What does Judaism have to say about the origin of the elements? I mean chemical elements like hydrogen, oxygen, gold, sulfur, etc. Is this discussed at all?

  • 1
    Well they were all created. But think back to Rambam who thought there were four elements that in different combinations made up everything (earth, water, air, and fire). Of course from a scientific standpoint they are made inside of stars.
    – A L
    Jul 18, 2013 at 3:41
  • @AL but what are stars made of? Jul 18, 2013 at 4:33
  • 1
    @HachamGabriel What exactly are you asking me? The stars were created on the 4th day. From a physical standpoint, if my astronomy class serves me, it's a result of a dust cloud or nebula (the result of a previous star that exploded) that was massive enough and condensed to the point where it gets hot enough for nuclear fusion to take place (and then you have a star). First generation stars didn't last long and formed shortly after the big bang when subatomic particles started getting together, but for all those fun details you could just look it up online.
    – A L
    Jul 18, 2013 at 5:36
  • related judaism.stackexchange.com/q/22542/759
    – Double AA
    Jul 19, 2013 at 6:36

2 Answers 2


First off, see Wikipedia: Timeline of chemistry for the history of the development of our understanding of chemistry and the elements. See also Wikipedia: Timeline of chemical elements discoveries for the history of the discovery of particular elements; compare to the Timeline of Jewish history.

So if by 'Judaism' you mean classic texts such as the Talmud and early authorities, it's pretty clear that you will find nowhere in those works the modern notion of chemistry and the elements. So the short answer to your question is: nothing.

But to be a bit more specific, first regarding the particular examples mentioned: hydrogen and oxygen are clearly not mentioned in any context; sulfur, and particularly gold, obviously come up a lot in early sources, but again, not in the modern context of defining and distinguishing between the 'elements' on the 'table'.

As to the very concept of the elements: classic works are replete with references to, and discussions of, the classic, Aristotelian, four (or five) elements (and their relationship to hyle, particularly in terms of their origin), and following up on that lead may prove slightly helpful in satisfying your original question.

In conclusion, it should be noted that some have argued that the four elements discussed prolifically in Judaism are not to be understood in the context of chemistry at all, but rather physics: "Some hypothesize that they are four basic elements: positive, negative, antimatter, matter." (See also here).

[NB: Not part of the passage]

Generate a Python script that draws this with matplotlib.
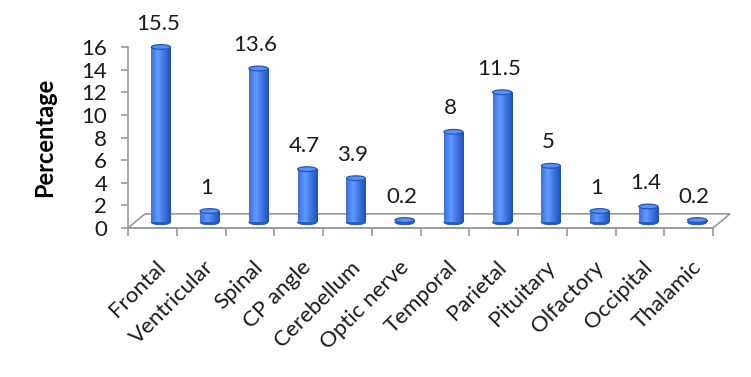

  • It might be better stated that the four elements correspond to the four states of matter: earth=solid, water=liquid, air=gas, fire=plasma.
    – Mike
    Feb 26, 2014 at 1:09

This is getting into deep philosophy, but basically the Jewish concept is that G-d created everything but the world keeps going according to natural laws - also G-d's creation. The "created in stars" doesn't actually hold water since everything was created in a singularity in which the whole universe was in nothing. This is remarkably convergent with concepts such as Tohu veVohu and various concepts in Kabbalah.